"Just send me an email and I'll take a look."
Eight words. Said hundreds of times a week inside every company. Said with the best of intentions. Said because email feels like the friction-free way to get work started.
It is also where operations break.
The moment a request enters by email, it loses every structural property that would make it manageable.
It has no fields. So nobody knows whether it is an NDA, an MSA, a vendor agreement, or a hiring document until someone reads the message.
It has no priority. So it sits in the inbox alongside the lunch plans and the all-hands recap.
It has no owner. So it stays with whoever was emailed first, even if that person isn't the right reviewer.
It has no status. So three days later, when the requester asks "any update?", there is no answer except whatever the lawyer remembers off the top of their head.
It has no record. So when the same vendor shows up again next quarter, the work starts from zero.
Because it is fast for the requester. The salesperson sending the contract gets to write five sentences and hit send. The lawyer on the other end inherits all of the structural cost.
That asymmetry is what keeps email alive as a primary intake channel. The cost of sending is low. The cost of receiving is enormous. The receiver rarely has the leverage to change it.
If this is happening in your company, mapping just one workflow is the fastest way to expose the problem.
The illusion of speed
Email feels fast in the moment and slow over time. Each individual request gets handled quickly. The aggregate creates chaos.
The lawyer ends the day with three hundred messages, half of which are about work, half of which are about tracking work that was started by other messages. The contract that should have taken two hours of focused review is now spread across nine threads, four reply-alls, and a Slack DM that branched off because someone had a "quick clarification."

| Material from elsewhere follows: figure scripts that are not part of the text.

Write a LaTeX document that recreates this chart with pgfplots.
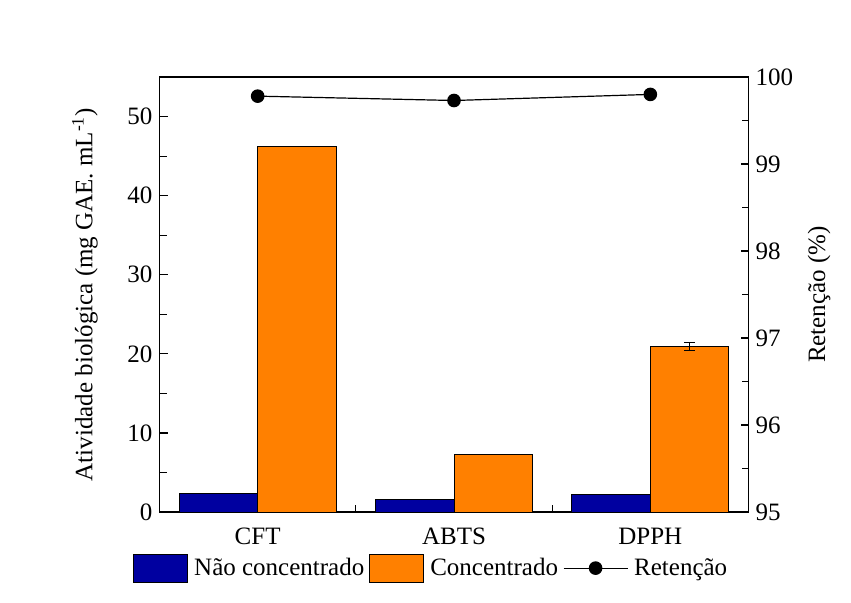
\documentclass[border=0pt]{standalone}
\usepackage{pgfplots}
\pgfplotsset{compat=1.18}
\usepackage{fontspec}
\setmainfont{Liberation Serif}

\definecolor{navybar}{RGB}{0,0,160}
\definecolor{orangebar}{RGB}{255,128,0}

\pgfplotsset{
  common/.style={
    at={(79.75pt,45pt)}, anchor=south west,
    scale only axis, width=294.5pt, height=217.5pt,
    xmin=-0.5, xmax=2.5,
    tick align=inside,
    major tick length=4pt, minor tick length=3.5pt,
    every tick/.style={black, line width=0.6pt},
    axis line style={line width=0.75pt},
    tick label style={font=\fontsize{12.5}{14.5}\selectfont},
    label style={font=\fontsize{12.5}{14.5}\selectfont},
    /pgf/number format/assume math mode=true,
  },
  barlegend/.style={legend image code/.code={%
    \draw[##1] (0pt,-7pt) rectangle (27pt,7pt);}},
  linelegend/.style={legend image code/.code={%
    \draw[mark repeat=2, mark phase=2, ##1]
      plot coordinates {(0pt,0pt) (16pt,0pt) (32pt,0pt)};}},
}

\begin{document}
\begin{tikzpicture}
\path[use as bounding box] (0,0) rectangle (425.5pt,301pt);

% Left axis: bars
\begin{axis}[
  common,
  ymin=0, ymax=55,
  xtick={0,1,2}, xticklabels={CFT,ABTS,DPPH},
  minor xtick={0.5,1.5},
  xtick pos=bottom, ytick pos=left,
  ytick={0,10,20,30,40,50}, minor ytick={5,15,25,35,45},
  ylabel={Atividade biológica (mg GAE. mL\textsuperscript{-1})},
  ylabel style={yshift=8pt},
  xticklabel style={yshift=-4.5pt},
]
  \addplot[ybar, bar width=0.4, bar shift=0pt, fill=navybar, draw=black, line width=0.5pt, forget plot]
    coordinates {(-0.2,2.37) (0.8,1.56) (1.8,2.24)};
  \addplot[ybar, bar width=0.4, bar shift=0pt, fill=orangebar, draw=black, line width=0.5pt, forget plot]
    coordinates {(0.2,46.2) (1.2,7.3)};
  \addplot[ybar, bar width=0.4, bar shift=0pt, fill=orangebar, draw=black, line width=0.5pt, forget plot,
    error bars/.cd, y dir=both, y explicit,
    error bar style={black, line width=0.5pt},
    error mark options={rotate=90, mark size=2.6pt, black, line width=0.5pt}]
    coordinates {(2.2,20.9) +- (0,0.5)};
\end{axis}

% Right axis: retention
\begin{axis}[
  common,
  ymin=95, ymax=100,
  axis x line=none,
  axis y line*=right,
  ytick={95,96,97,98,99,100}, minor ytick={95.5,96.5,97.5,98.5,99.5},
  ylabel={Retenção (\%)},
  ylabel style={yshift=-0.5pt},
  legend columns=3,
  legend style={draw=none, fill=none, font=\fontsize{12.5}{14.5}\selectfont,
    at={(0.463,-0.129)}, anchor=center,
    /tikz/every even column/.append style={column sep=0.5pt},
    /tikz/every odd column/.append style={column sep=1pt}},
]
  \addlegendimage{barlegend, fill=navybar, draw=black, line width=0.5pt}
  \addlegendentry{Não concentrado}
  \addlegendimage{barlegend, fill=orangebar, draw=black, line width=0.5pt}
  \addlegendentry{Concentrado}
  \addplot[black, line width=0.6pt, mark=*, mark size=3.1pt, linelegend]
    coordinates {(0,99.78) (1,99.73) (2,99.80)};
  \addlegendentry{Retenção}
\end{axis}
\end{tikzpicture}
\end{document}
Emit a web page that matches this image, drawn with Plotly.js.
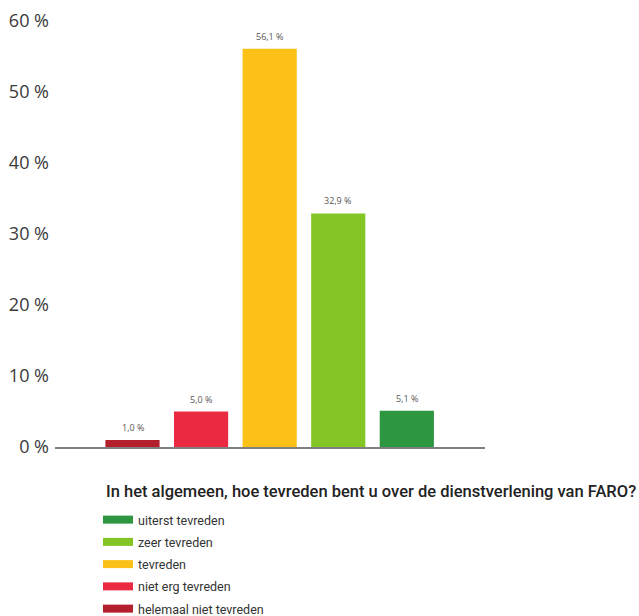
<!DOCTYPE html>
<html>
<head>
<meta charset="utf-8">
<script src="https://cdn.plot.ly/plotly-3.0.1.min.js"></script>
<style>
  html, body { margin: 0; padding: 0; background: #ffffff; }
  #chart { width: 639px; height: 616px; }
</style>
</head>
<body>
<div id="chart"></div>
<script>
// Bars left to right
const categories = ['helemaal niet tevreden', 'niet erg tevreden', 'tevreden', 'zeer tevreden', 'uiterst tevreden'];
const values = [1.0, 5.0, 56.1, 32.9, 5.1];
const barColors = ['#b31f2b', '#e92a40', '#fbc117', '#83c626', '#2c9640'];
// Legend order (top to bottom)
const legendOrder = [4, 3, 2, 1, 0];
const legendTitle = 'In het algemeen, hoe tevreden bent u over de dienstverlening van FARO?';
const tickValues = [0, 10, 20, 30, 40, 50, 60];

const labels = values.map(v => v.toFixed(1).replace('.', ',') + ' %');

const traces = [{
  type: 'bar',
  x: categories,
  y: values,
  marker: { color: barColors },
  showlegend: false,
  hoverinfo: 'skip'
}];

legendOrder.forEach(i => {
  traces.push({
    type: 'scatter',
    mode: 'lines',
    x: [categories[i]],
    y: [null],
    name: categories[i],
    legendgroup: 'g' + i,
    line: { color: barColors[i], width: 8 },
    showlegend: true,
    hoverinfo: 'skip'
  });
});

const annotations = categories.map((c, i) => ({
  x: c,
  y: values[i],
  xref: 'x',
  yref: 'y',
  text: labels[i],
  showarrow: false,
  yanchor: 'bottom',
  yshift: 4,
  font: { family: 'Open Sans, sans-serif', size: 9, color: '#555555' }
}));

annotations.push({
  xref: 'paper',
  yref: 'paper',
  x: (104 - 55) / 430,
  y: (447 - 491) / 426,
  xanchor: 'left',
  yanchor: 'middle',
  text: legendTitle,
  showarrow: false,
  font: { family: 'Roboto, sans-serif', size: 16.5, color: '#222222', weight: 500 }
});

const layout = {
  width: 639,
  height: 616,
  paper_bgcolor: '#ffffff',
  plot_bgcolor: '#ffffff',
  margin: { l: 55, r: 154, t: 21, b: 169 },
  barmode: 'overlay',
  bargap: 0.21,
  showlegend: true,
  xaxis: {
    type: 'category',
    range: [-1.13, 5.14],
    showticklabels: false,
    showgrid: false,
    zeroline: false,
    showline: true,
    linecolor: '#808080',
    linewidth: 1.5,
    ticks: '',
    fixedrange: true
  },
  yaxis: {
    range: [0, 60],
    tickvals: tickValues,
    ticktext: tickValues.map(v => v + ' %'),
    showgrid: false,
    zeroline: false,
    showline: false,
    ticks: '',
    ticklabelstandoff: 5,
    tickfont: { family: 'Open Sans, sans-serif', size: 18, color: '#3a3a3a' },
    fixedrange: true
  },
  legend: {
    xref: 'paper',
    yref: 'container',
    x: (98 - 55) / 430,
    y: 1 - 505 / 616,
    xanchor: 'left',
    yanchor: 'top',
    orientation: 'v',
    traceorder: 'grouped',
    tracegroupgap: 3,
    bgcolor: 'rgba(0,0,0,0)',
    borderwidth: 0,
    font: { family: 'Roboto, sans-serif', size: 12.5, color: '#333333' }
  },
  annotations: annotations
};

Plotly.newPlot('chart', traces, layout, { displayModeBar: false, staticPlot: true });
</script>
</body>
</html>
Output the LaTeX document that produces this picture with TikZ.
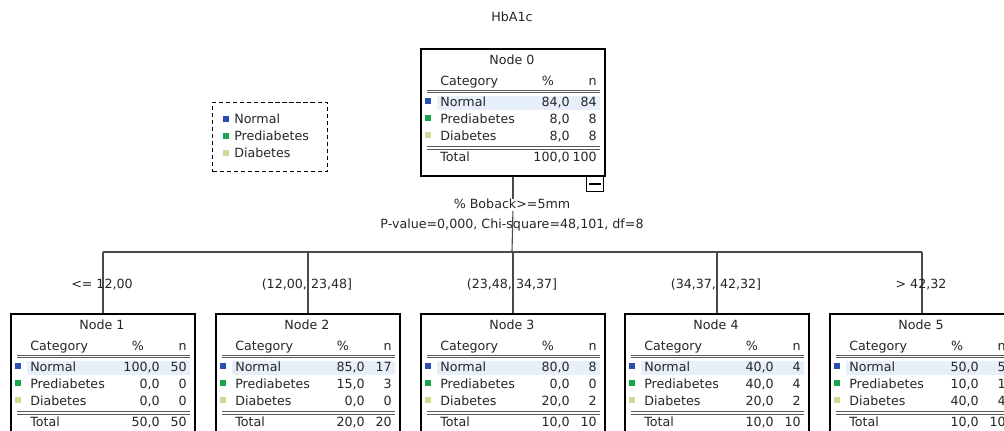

The work eventually gets done. The visibility is gone. The next time someone asks how the team is performing, there is no data to point to. Just a tired team and a full inbox.
The fix is not banning email. The fix is making sure email is not the place where legal work starts.
Email is fine for ongoing conversation. It is a terrible system of record. It is a worse system of intake.
When work begins in a structured intake, every request carries the metadata it needs from the start. Type, priority, requester, deadline, related context. The lawyer opens it and already knows what they are looking at.
The conversation can still happen. It just stops being where the work lives.
Every "just email me" is a small operational decision that adds up to a department running on memory. The teams that move past it are not stricter or more rigid. They simply moved the front door away from email.
The conversations don't go away. They stop being load-bearing.